What’s in a name? A rose by any other name would smell as sweet...
I’ll concede Shakespeare’s point as far as the scent of that beautiful flower is concerned but, otherwise, I’m not entirely sure.
Names matter hugely. Most expectant parents spend much of the pregnancy considering names. “If it’s a boy, how about …?” Or: “If it’s a girl …” If they know the sex already, then there’s still the agony and the ecstasy of finding a name on which both parties can agree and that’s not always as easy as it sounds.
I once knew a couple who couldn’t agree on what to call their son. Every suggestion the mother came up with was vetoed by the father until finally they settled on the one name they both felt they could contemplate. Unsurprisingly, the marriage didn’t go to full term.
So now we come to Lilibet Diana, the newly arrived daughter of the Duke and Duchess of Sussex and sister of Archie.
Little Lilibet Diana is named in honour (spelt the American way in the arrival announcement) of her great grandmother, Her Majesty The Queen and her late grandmother, Diana, Princess of Wales. Both names come from her father Harry’s side of the family; the Duchess – Meghan – has not honoured her own mother, Doria, with such a name check.
On the face of it, what’s not to like? It’s seems like a beautiful thing to do and most people would be thrilled and flattered to imagine a new baby growing up and carrying on their name long after the original nominee has left this world behind.
That seems to be what the Sussexes and their supporters feel and it’s difficult to disagree. Princess Charlotte (given the female version of grandfather Charles) already has the names Elizabeth and Diana and no-one’s made a fuss about that. In fact, everyone seems to approve. So, what could be the problem here?
I fear it’s all about the diminutive. Not Elizabeth, not Lily but Lilibet. It is the pet name that was used by the Queen’s parents and her inner, inner circle and which came about from her own inability to say her name when she was a tiny girl.
Friends who grew up with her were allowed to use it until the then-princess grew into teenage years. One such friend remembered Queen Mary (Elizabeth’s grandmother) telling her she should no longer refer to the future Queen as Lilibet because it would not be respectful.
And so the circle of those who called her by that deeply personal name shrank. Her parents, sister and cousin, Margaret Rhodes, have all gone as has Prince Philip, the last person we know who called her by that name. It is suggested she signed herself Lilibet on the flowers which were placed on the Duke of Edinburgh’s coffin. The name is loaded with meaning. It is the name she has carried with her and been special and exclusive to her for more than 90 years. The name belongs to her.
The Sussexes’ supporters might argue that is all the more reason for their daughter to have such a special name. As Sophie Wessex said at the weekend (before we the public knew the baby had been born at any rate), Meghan and Harry would always be part of the family so maybe those people who question the choice of name are wrong.

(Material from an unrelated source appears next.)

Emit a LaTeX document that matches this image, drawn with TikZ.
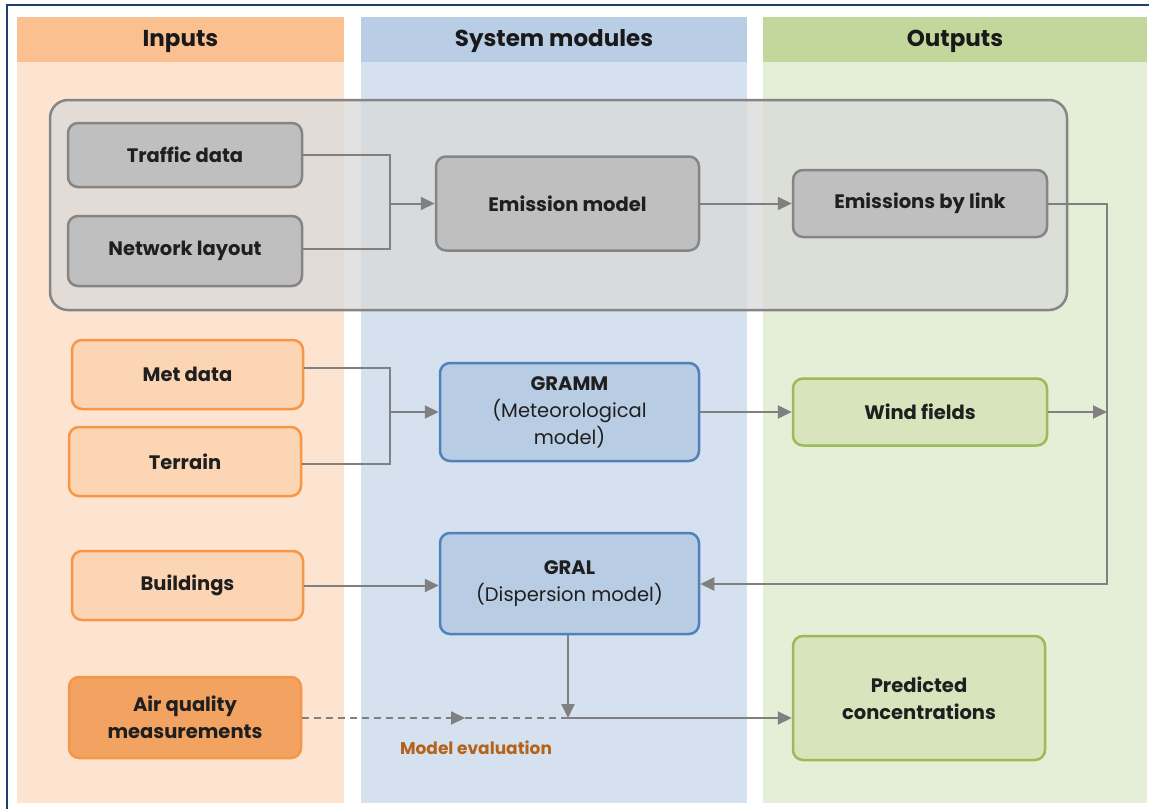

Maybe. Maybe not. If I could just run this by you.
Harry and Meghan have moved away from the Royal family because, as Harry explained, he feared his wife might kill herself if she was forced to remain within the confines of the House of Windsor. If that is what he truly believed, he did a very brave and loving thing. The couple now live quite some distance away from the family that caused her such pain and are thriving mentally, physically and financially within the new world order they have created.
In the original Oprah interview, the duke and duchess were quick to point out that the Queen herself was blameless and Meghan insisted she telephoned her grandmother-in-law regularly and they were on good terms.
Later, however, Harry did delve a little further into his upbringing and while perhaps reproaching his father for his parenting skills, seemed to shift some of the blame a little further back to Charles’ parents – the Queen and Prince Philip – because they might not have been so hot as parents either. (It seems sad to me that nobody ever said to Harry those were different times and while most people did their best, parents who moved in those circles were not exactly as a child might wish.)
It could be argued that the Sussexes’ naming of their daughter after the head of the household where the mother had suffered such emotional trauma might not be in the best interests of the new family. Those who work with trauma know how easy it is easy to retraumatise a person and how careful and aware a professional needs to be in order to avoid such an occurrence. A name as memorable and unique as this one could so easily be a trigger point.
Some critics have even talked of cultural appropriation in the sense that the Sussexes have left the British side of their family and moved over to the West Coast. If they’re looking for a new start, why not buy all-new luggage rather than laden themselves down with old suitcases?
Who knows? It might be that this is one way of healing the hurt that has certainly been caused by what the California branch of the family seems to have inferred. A new baby often has healing powers.
I do have a small concern, however, and that is what a heavy load the new baby may be forced to carry. The Queen, the original Lilibet, came upon her name by accident and it has evolved affectionately and lovingly with her. This baby’s naming brings with it the weight of expectations of all kinds, not just from the Queen but from grandmother Diana as well. The new Lilibet Diana will have a lot to live up to.
I wish the baby long life, happiness and the same strength and resolve her great-grandmother has always shown. And I hope she never needs it.